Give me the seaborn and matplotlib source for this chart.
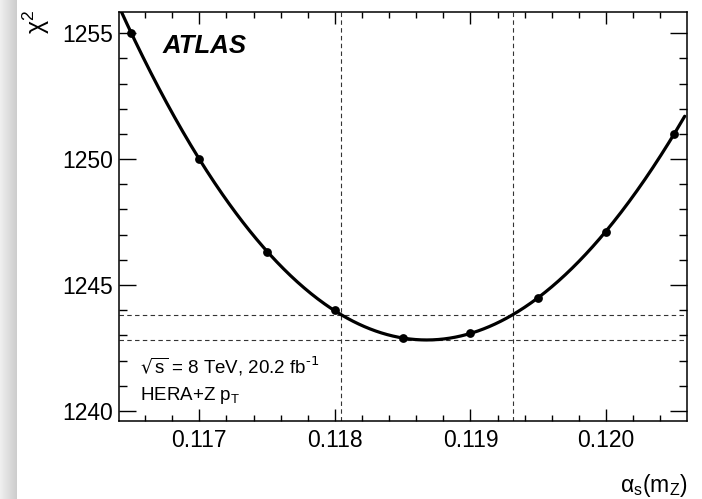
import numpy as np
import pandas as pd
import matplotlib
matplotlib.use("Agg")
import matplotlib.pyplot as plt
from matplotlib.ticker import MultipleLocator, FixedLocator
import seaborn as sns

# chi2 scan points versus alpha_s(mZ)
alpha_s = [0.1165, 0.1170, 0.1175, 0.1180, 0.1185, 0.1190, 0.1195, 0.1200, 0.1205]
chi2 = [1255.0, 1250.0, 1246.3, 1244.0, 1242.9, 1243.1, 1244.5, 1247.1, 1251.0]

x_major = [0.117, 0.118, 0.119, 0.120]
x_major_labels = ["0.117", "0.118", "0.119", "0.120"]
y_major = [1240, 1245, 1250, 1255]
y_major_labels = ["1240", "1245", "1250", "1255"]

sns.set_theme(style="ticks")
plt.rcParams["font.family"] = ["Liberation Sans", "DejaVu Sans"]
plt.rcParams["mathtext.fontset"] = "dejavusans"
plt.rcParams["text.color"] = "black"

df = pd.DataFrame({"alpha_s": alpha_s, "chi2": chi2})

# cubic fit to the scan, centred for numerical stability
x0 = 0.1185
coef = np.polyfit(np.array(alpha_s) - x0, np.array(chi2), 3)
fit = np.poly1d(coef)
xs = np.linspace(0.1164, 0.12058, 500)
curve = pd.DataFrame({"alpha_s": xs, "chi2": fit(xs - x0)})

dense = np.linspace(0.1175, 0.1195, 20001)
vals = fit(dense - x0)
i_min = np.argmin(vals)
chi2_min = vals[i_min]
lo = dense[:i_min][np.argmin(np.abs(vals[:i_min] - (chi2_min + 1)))]
hi = dense[i_min:][np.argmin(np.abs(vals[i_min:] - (chi2_min + 1)))]

fig = plt.figure(figsize=(7.02, 4.99), dpi=100)
fig.patch.set_facecolor("white")

# shaded strip along the left edge
strip = fig.add_axes([0, 0, 17 / 702, 1])
grad = np.linspace(0.94, 0.80, 64).reshape(1, -1)
strip.imshow(grad, cmap="gray", vmin=0, vmax=1, aspect="auto", extent=[0, 1, 0, 1])
strip.set_axis_off()

ax = fig.add_axes([119 / 702, 1 - 421 / 499, (687 - 119) / 702, (421 - 12.3) / 499])

dash = dict(color="#333333", lw=0.8, linestyle=(0, (4, 3)), zorder=1)
ax.axhline(chi2_min, **dash)
ax.axhline(chi2_min + 1, **dash)
ax.axvline(lo, **dash)
ax.axvline(hi, **dash)

sns.lineplot(data=curve, x="alpha_s", y="chi2", ax=ax, color="black", lw=2.3,
             sort=False, zorder=2)
sns.scatterplot(data=df, x="alpha_s", y="chi2", ax=ax, color="black", s=40,
                linewidth=0, zorder=3)

ax.set_xlim(0.116408, 0.120597)
ax.set_ylim(1239.6, 1255.83)
ax.set_xlabel("")
ax.set_ylabel("")

ax.xaxis.set_major_locator(FixedLocator(x_major))
ax.set_xticklabels(x_major_labels)
ax.xaxis.set_minor_locator(MultipleLocator(0.0002))
ax.yaxis.set_major_locator(FixedLocator(y_major))
ax.set_yticklabels(y_major_labels)
ax.yaxis.set_minor_locator(MultipleLocator(1))

ax.tick_params(which="both", direction="in", top=True, right=True, width=1.0,
               color="black", labelsize=16.5, labelcolor="black")
ax.tick_params(axis="x", which="major", length=8.6, pad=5.5)
ax.tick_params(axis="x", which="minor", length=4.3)
ax.tick_params(axis="y", which="major", length=12.2, pad=4.3)
ax.tick_params(axis="y", which="minor", length=5.8)
for s in ax.spines.values():
    s.set_linewidth(1.1)
    s.set_color("black")

ax.text(0.0775, 0.900, "ATLAS", transform=ax.transAxes, fontsize=18.5,
        fontweight="bold", fontstyle="italic", ha="left", va="baseline",
        color="black")
ax.text(0.037, 0.115, r"$\sqrt{\mathregular{s}}$ = 8 TeV, 20.2 fb$^{\text{-1}}$",
        transform=ax.transAxes, fontsize=13.5, ha="left", va="baseline",
        color="black")
ax.text(0.037, 0.051, r"HERA+Z p$_\mathregular{T}$",
        transform=ax.transAxes, fontsize=13.5, ha="left", va="baseline",
        color="black")

fig.text(688 / 702, 1 - 492 / 499, r"α$_\mathregular{s}$(m$_\mathregular{Z}$)",
         fontsize=16.5, ha="right", va="baseline", color="black")
fig.text(36 / 702, 1 - 22 / 499, r"χ$^\mathregular{2}$", fontsize=18,
         rotation=90, ha="center", va="center", color="black")

fig.savefig("out.png", dpi=100)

# STATED TASK
Restate the whole listing above exactly, except for its images.

# ANSWER FOR THIS EXERCISE
Give me the seaborn and matplotlib source for this chart.
import numpy as np
import pandas as pd
import matplotlib
matplotlib.use("Agg")
import matplotlib.pyplot as plt
from matplotlib.ticker import MultipleLocator, FixedLocator
import seaborn as sns

# chi2 scan points versus alpha_s(mZ)
alpha_s = [0.1165, 0.1170, 0.1175, 0.1180, 0.1185, 0.1190, 0.1195, 0.1200, 0.1205]
chi2 = [1255.0, 1250.0, 1246.3, 1244.0, 1242.9, 1243.1, 1244.5, 1247.1, 1251.0]

x_major = [0.117, 0.118, 0.119, 0.120]
x_major_labels = ["0.117", "0.118", "0.119", "0.120"]
y_major = [1240, 1245, 1250, 1255]
y_major_labels = ["1240", "1245", "1250", "1255"]

sns.set_theme(style="ticks")
plt.rcParams["font.family"] = ["Liberation Sans", "DejaVu Sans"]
plt.rcParams["mathtext.fontset"] = "dejavusans"
plt.rcParams["text.color"] = "black"

df = pd.DataFrame({"alpha_s": alpha_s, "chi2": chi2})

# cubic fit to the scan, centred for numerical stability
x0 = 0.1185
coef = np.polyfit(np.array(alpha_s) - x0, np.array(chi2), 3)
fit = np.poly1d(coef)
xs = np.linspace(0.1164, 0.12058, 500)
curve = pd.DataFrame({"alpha_s": xs, "chi2": fit(xs - x0)})

dense = np.linspace(0.1175, 0.1195, 20001)
vals = fit(dense - x0)
i_min = np.argmin(vals)
chi2_min = vals[i_min]
lo = dense[:i_min][np.argmin(np.abs(vals[:i_min] - (chi2_min + 1)))]
hi = dense[i_min:][np.argmin(np.abs(vals[i_min:] - (chi2_min + 1)))]

fig = plt.figure(figsize=(7.02, 4.99), dpi=100)
fig.patch.set_facecolor("white")

# shaded strip along the left edge
strip = fig.add_axes([0, 0, 17 / 702, 1])
grad = np.linspace(0.94, 0.80, 64).reshape(1, -1)
strip.imshow(grad, cmap="gray", vmin=0, vmax=1, aspect="auto", extent=[0, 1, 0, 1])
strip.set_axis_off()

ax = fig.add_axes([119 / 702, 1 - 421 / 499, (687 - 119) / 702, (421 - 12.3) / 499])

dash = dict(color="#333333", lw=0.8, linestyle=(0, (4, 3)), zorder=1)
ax.axhline(chi2_min, **dash)
ax.axhline(chi2_min + 1, **dash)
ax.axvline(lo, **dash)
ax.axvline(hi, **dash)

sns.lineplot(data=curve, x="alpha_s", y="chi2", ax=ax, color="black", lw=2.3,
             sort=False, zorder=2)
sns.scatterplot(data=df, x="alpha_s", y="chi2", ax=ax, color="black", s=40,
                linewidth=0, zorder=3)

ax.set_xlim(0.116408, 0.120597)
ax.set_ylim(1239.6, 1255.83)
ax.set_xlabel("")
ax.set_ylabel("")

ax.xaxis.set_major_locator(FixedLocator(x_major))
ax.set_xticklabels(x_major_labels)
ax.xaxis.set_minor_locator(MultipleLocator(0.0002))
ax.yaxis.set_major_locator(FixedLocator(y_major))
ax.set_yticklabels(y_major_labels)
ax.yaxis.set_minor_locator(MultipleLocator(1))

ax.tick_params(which="both", direction="in", top=True, right=True, width=1.0,
               color="black", labelsize=16.5, labelcolor="black")
ax.tick_params(axis="x", which="major", length=8.6, pad=5.5)
ax.tick_params(axis="x", which="minor", length=4.3)
ax.tick_params(axis="y", which="major", length=12.2, pad=4.3)
ax.tick_params(axis="y", which="minor", length=5.8)
for s in ax.spines.values():
    s.set_linewidth(1.1)
    s.set_color("black")

ax.text(0.0775, 0.900, "ATLAS", transform=ax.transAxes, fontsize=18.5,
        fontweight="bold", fontstyle="italic", ha="left", va="baseline",
        color="black")
ax.text(0.037, 0.115, r"$\sqrt{\mathregular{s}}$ = 8 TeV, 20.2 fb$^{\text{-1}}$",
        transform=ax.transAxes, fontsize=13.5, ha="left", va="baseline",
        color="black")
ax.text(0.037, 0.051, r"HERA+Z p$_\mathregular{T}$",
        transform=ax.transAxes, fontsize=13.5, ha="left", va="baseline",
        color="black")

fig.text(688 / 702, 1 - 492 / 499, r"α$_\mathregular{s}$(m$_\mathregular{Z}$)",
         fontsize=16.5, ha="right", va="baseline", color="black")
fig.text(36 / 702, 1 - 22 / 499, r"χ$^\mathregular{2}$", fontsize=18,
         rotation=90, ha="center", va="center", color="black")

fig.savefig("out.png", dpi=100)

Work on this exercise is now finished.